A Jane Austen Education: How Six Novels Taught Me about Love, Friendship, and the Things that Really Matter
William Deresiewicz (2011, Penguin Books)
Lately, I have complained of memoirs in which the authors congratulated themselves on spiritual development that was not actually on view in the books. A Jane Austen Education is not one of those: the young Billy Deresiewicz is convincingly portrayed as a complete jerk, while the authorial voice is nothing of the sort, but a wise and perceptive fellow. The page-turning suspense of this memoir is finding out how that happened; the surprise is that he can actually tell us.
It was really all a little unlikely--that an arrogant young graduate student, studying literature at Columbia, would fall under the spell of Jane Austen. She sounded so stodgy, so old-fashioned; while, Deresiewicz says, “like so many young men, I needed to think of myself as a rebel, and modernism, with its revolutionary intensity, confirmed my self-image.” He was sarcastic, self-satisfied, and a thorough pain in the neck.

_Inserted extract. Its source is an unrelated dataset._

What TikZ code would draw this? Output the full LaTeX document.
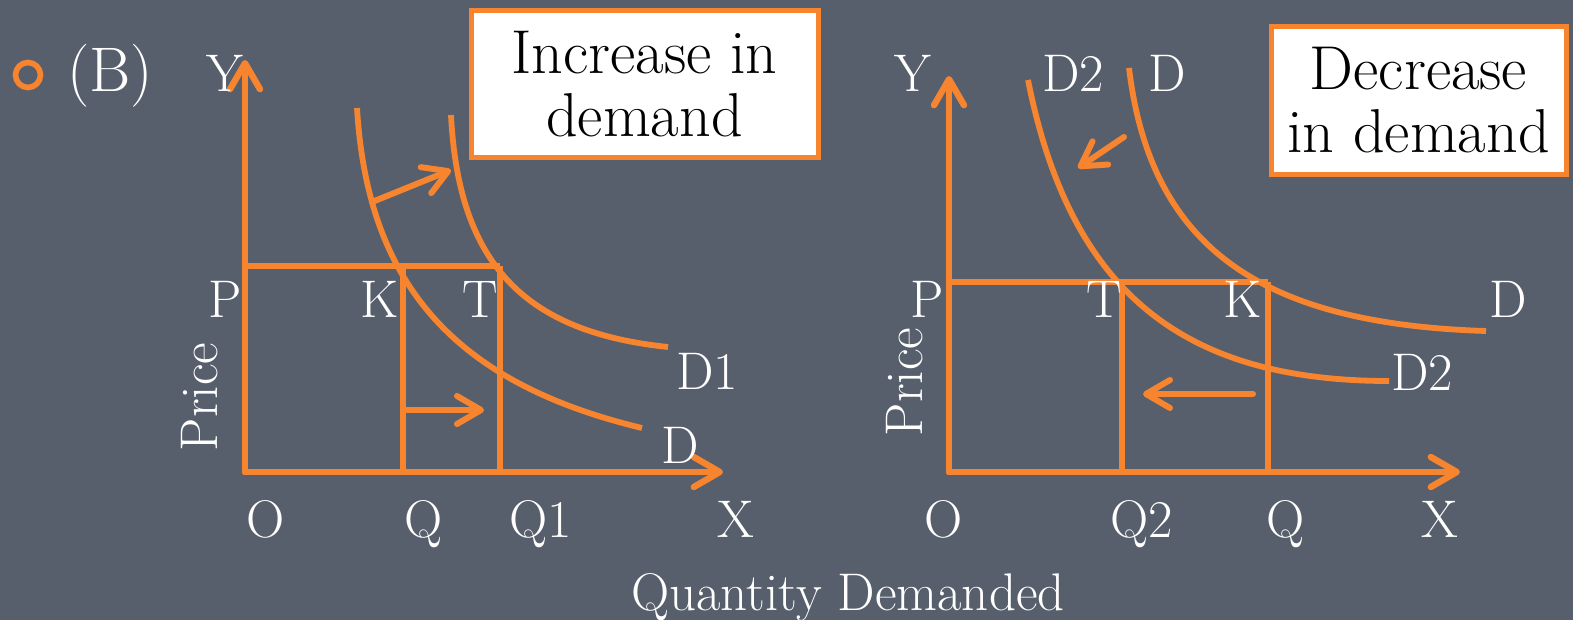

At first, certainly, Emma lived up, or down, to his expectation of being extraordinarily ordinary: “In my other classes, D. H. Lawrence was preaching sexual revolution and Norman Mailer was cursing his way through World War II, and here I was reading about card parties.” But, as he shares the eponymous heroine’s impatience with the littleness of her small-town society, he falls under the author’s judgement of that impatience: “By creating a heroine who felt exactly as I did, and who behaved precisely as I would have in her situation, she was showing me my own ugly face.” The condescension and cruelty that fall from Emma’s lips at crucial moments deserve the humiliation that inevitably follows, and the young Deresiewicz is, in sympathy and in self-recognition, duly chastened.
So Emma teaches him the beginning of empathy, and the importance of the trivial. From Pride and Prejudice, he discovers that making mistakes is one of the chief ways we learn anything. Being wrong, gloriously, spectacularly wrong, is both a compelling plot point and one of the chief gateways to maturity and happiness--if, like Elizabeth Bennet, you’re lucky enough to be the heroine of the book, or one of her intimates. Flighty younger sisters and indolent trophy wives (like Lady Bertram, in Mansfield Park: “as lovely, energetic and intelligent as an expensive throw pillow,”) make mistakes aplenty, and don’t get to change at all.
He’s getting a moral education, the kind of thing that has for years been deeply out of fashion in graduate schools. It is compelling, nonetheless, especially combined with lively biographical detail about Austen’s life, and close attention to her literary techniques. Her letters, her friendships, and her brothers’ military and marital careers all make up the essential background to her particular genius; through them, Deresiewicz reveals Austen’s dedication to usefulness and good character as accurate predictors and true causes of happiness.
He’s also learning a great deal about writing itself. In contrast to “Joyce’s syntactic labyrinths, Nabokov’s arcane vocabulary, Hemingway’s bleached-bone austerities,” Austen put “everyday words in their natural order--a language that didn’t call attention to itself in any way, just rolled along as easily as breathing.” Austen awakened in Deresiewicz an interest in the ‘minute particulars’ of daily life, and it shows in his writing.
Deresiewicz’s candor about the callowness of his younger days is handled well; he’s neither bragging nor complaining; he can be compassionate to himself without excusing his behavior. A Jane Austen Education is a lovely book, with the delightful side benefit that it leads to more books; in this case, biographies and volumes of Austen’s letters, and of course, the immortal novels themselves. What luxury!